═════ PROVIDED RECORDS ═════

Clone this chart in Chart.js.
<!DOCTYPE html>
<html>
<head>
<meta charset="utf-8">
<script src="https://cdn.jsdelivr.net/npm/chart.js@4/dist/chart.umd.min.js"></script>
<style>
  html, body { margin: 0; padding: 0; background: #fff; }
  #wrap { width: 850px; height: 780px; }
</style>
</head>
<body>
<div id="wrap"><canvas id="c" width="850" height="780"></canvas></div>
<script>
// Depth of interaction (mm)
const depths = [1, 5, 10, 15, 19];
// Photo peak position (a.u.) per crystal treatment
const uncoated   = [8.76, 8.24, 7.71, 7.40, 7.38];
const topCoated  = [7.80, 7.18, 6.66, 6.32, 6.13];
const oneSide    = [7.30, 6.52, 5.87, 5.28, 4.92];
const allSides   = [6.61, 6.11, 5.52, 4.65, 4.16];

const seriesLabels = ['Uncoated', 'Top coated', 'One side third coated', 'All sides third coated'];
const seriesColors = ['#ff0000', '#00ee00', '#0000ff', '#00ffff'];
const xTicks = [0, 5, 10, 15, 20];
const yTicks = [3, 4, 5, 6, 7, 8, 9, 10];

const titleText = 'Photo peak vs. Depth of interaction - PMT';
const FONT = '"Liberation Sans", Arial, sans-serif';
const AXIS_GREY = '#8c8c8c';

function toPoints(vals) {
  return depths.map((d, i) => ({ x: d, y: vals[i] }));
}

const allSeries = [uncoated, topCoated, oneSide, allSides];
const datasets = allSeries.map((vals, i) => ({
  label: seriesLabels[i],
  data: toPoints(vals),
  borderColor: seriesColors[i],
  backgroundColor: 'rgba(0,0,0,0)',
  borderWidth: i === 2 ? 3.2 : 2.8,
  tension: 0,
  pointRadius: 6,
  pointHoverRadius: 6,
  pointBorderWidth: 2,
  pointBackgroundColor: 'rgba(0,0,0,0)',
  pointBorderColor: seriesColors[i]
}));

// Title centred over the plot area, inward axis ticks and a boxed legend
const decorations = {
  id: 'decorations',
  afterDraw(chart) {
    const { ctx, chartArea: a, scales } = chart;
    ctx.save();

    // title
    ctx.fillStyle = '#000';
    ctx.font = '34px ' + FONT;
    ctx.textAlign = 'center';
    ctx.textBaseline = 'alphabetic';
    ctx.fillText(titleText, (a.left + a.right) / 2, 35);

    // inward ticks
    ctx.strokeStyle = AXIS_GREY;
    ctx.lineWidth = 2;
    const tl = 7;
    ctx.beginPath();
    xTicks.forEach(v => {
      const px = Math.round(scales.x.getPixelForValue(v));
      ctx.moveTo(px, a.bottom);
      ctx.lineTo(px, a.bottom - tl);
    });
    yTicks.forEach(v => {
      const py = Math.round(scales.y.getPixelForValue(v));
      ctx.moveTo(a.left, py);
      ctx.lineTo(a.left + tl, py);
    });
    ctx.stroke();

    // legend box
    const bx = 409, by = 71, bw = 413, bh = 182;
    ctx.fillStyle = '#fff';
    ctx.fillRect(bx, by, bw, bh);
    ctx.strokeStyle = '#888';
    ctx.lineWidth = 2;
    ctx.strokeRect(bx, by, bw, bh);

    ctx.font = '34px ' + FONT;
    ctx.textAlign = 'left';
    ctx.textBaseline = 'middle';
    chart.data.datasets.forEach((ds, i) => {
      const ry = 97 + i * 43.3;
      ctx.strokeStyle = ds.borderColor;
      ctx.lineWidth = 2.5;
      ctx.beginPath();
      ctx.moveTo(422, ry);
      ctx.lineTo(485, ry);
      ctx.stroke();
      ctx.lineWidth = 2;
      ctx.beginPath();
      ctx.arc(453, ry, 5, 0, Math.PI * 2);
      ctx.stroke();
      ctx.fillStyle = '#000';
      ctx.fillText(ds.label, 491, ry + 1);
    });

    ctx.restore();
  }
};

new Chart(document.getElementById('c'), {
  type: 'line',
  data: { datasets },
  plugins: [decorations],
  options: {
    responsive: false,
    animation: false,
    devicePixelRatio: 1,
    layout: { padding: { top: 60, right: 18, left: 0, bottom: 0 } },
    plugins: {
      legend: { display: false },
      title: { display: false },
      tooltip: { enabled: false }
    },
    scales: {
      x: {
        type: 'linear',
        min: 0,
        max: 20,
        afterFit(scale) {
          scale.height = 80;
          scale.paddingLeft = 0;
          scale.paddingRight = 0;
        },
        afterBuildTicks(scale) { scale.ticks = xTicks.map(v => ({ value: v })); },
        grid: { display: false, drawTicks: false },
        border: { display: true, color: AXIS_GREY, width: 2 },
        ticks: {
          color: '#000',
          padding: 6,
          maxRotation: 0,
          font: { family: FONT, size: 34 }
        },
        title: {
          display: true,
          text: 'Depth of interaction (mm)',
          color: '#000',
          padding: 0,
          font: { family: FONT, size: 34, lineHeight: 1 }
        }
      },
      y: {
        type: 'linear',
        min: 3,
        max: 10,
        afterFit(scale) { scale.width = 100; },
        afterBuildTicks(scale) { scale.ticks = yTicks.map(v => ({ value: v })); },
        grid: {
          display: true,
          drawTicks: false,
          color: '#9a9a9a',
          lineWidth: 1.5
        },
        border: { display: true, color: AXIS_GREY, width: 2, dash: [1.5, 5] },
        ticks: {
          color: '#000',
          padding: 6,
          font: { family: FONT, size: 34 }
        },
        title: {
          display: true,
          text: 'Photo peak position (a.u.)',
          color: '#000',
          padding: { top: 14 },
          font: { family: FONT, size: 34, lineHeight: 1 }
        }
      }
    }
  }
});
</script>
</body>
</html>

═════
═════ PROVIDED RECORDS ═════

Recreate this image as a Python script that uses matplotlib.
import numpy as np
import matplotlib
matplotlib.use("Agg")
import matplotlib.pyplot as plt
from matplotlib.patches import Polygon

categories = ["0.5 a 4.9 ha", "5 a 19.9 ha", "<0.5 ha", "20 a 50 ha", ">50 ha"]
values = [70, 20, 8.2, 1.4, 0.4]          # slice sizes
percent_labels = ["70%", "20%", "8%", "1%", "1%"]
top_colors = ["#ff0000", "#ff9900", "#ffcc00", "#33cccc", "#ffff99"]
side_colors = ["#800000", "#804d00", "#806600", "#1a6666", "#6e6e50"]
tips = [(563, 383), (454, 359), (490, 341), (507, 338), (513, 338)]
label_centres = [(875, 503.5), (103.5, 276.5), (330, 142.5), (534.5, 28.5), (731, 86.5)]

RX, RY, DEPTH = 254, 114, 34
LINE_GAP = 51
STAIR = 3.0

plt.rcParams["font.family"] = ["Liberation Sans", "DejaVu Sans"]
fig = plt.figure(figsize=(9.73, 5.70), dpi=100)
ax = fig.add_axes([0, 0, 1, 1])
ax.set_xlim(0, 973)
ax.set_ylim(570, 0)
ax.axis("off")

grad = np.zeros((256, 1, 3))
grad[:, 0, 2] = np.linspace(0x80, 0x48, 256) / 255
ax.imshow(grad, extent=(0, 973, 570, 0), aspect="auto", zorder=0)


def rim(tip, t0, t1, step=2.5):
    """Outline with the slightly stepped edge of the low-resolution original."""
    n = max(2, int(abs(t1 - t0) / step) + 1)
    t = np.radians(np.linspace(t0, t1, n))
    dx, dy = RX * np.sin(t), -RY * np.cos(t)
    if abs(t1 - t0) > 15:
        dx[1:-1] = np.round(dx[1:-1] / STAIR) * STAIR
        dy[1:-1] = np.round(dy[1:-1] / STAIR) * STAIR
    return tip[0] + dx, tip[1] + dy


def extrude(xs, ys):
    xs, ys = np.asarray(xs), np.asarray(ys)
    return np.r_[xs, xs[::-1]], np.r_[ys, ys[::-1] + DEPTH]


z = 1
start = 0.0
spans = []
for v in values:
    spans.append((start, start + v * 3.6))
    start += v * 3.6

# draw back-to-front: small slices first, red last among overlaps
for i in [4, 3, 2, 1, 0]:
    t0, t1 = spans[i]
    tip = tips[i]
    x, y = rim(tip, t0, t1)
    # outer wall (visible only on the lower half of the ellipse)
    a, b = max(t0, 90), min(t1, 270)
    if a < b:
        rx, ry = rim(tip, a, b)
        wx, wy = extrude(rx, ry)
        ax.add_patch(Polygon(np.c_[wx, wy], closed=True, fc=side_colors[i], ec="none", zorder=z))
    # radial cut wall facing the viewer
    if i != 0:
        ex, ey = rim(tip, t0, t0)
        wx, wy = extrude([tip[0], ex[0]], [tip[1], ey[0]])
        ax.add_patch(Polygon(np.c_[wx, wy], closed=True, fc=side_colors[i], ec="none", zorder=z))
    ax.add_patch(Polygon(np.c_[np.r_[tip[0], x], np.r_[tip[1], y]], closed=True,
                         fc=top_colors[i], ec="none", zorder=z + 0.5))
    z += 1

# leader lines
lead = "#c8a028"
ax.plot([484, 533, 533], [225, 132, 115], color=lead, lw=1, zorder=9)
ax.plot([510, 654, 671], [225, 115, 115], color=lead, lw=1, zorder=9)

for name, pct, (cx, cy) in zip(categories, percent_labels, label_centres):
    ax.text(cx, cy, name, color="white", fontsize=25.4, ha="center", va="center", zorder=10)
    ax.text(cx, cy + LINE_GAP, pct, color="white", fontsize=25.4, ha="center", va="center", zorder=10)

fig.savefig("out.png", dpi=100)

═════

» **TASK OBJECTIVE**
Nothing beyond the lines starting at the line containing "Recreate this image" and ending at the line containing "from matplotlib.patches import Polygon" is to be reproduced; reproduce those lines exactly, both ends included.

» **ANSWER IN FULL**
Recreate this image as a Python script that uses matplotlib.
import numpy as np
import matplotlib
matplotlib.use("Agg")
import matplotlib.pyplot as plt
from matplotlib.patches import Polygon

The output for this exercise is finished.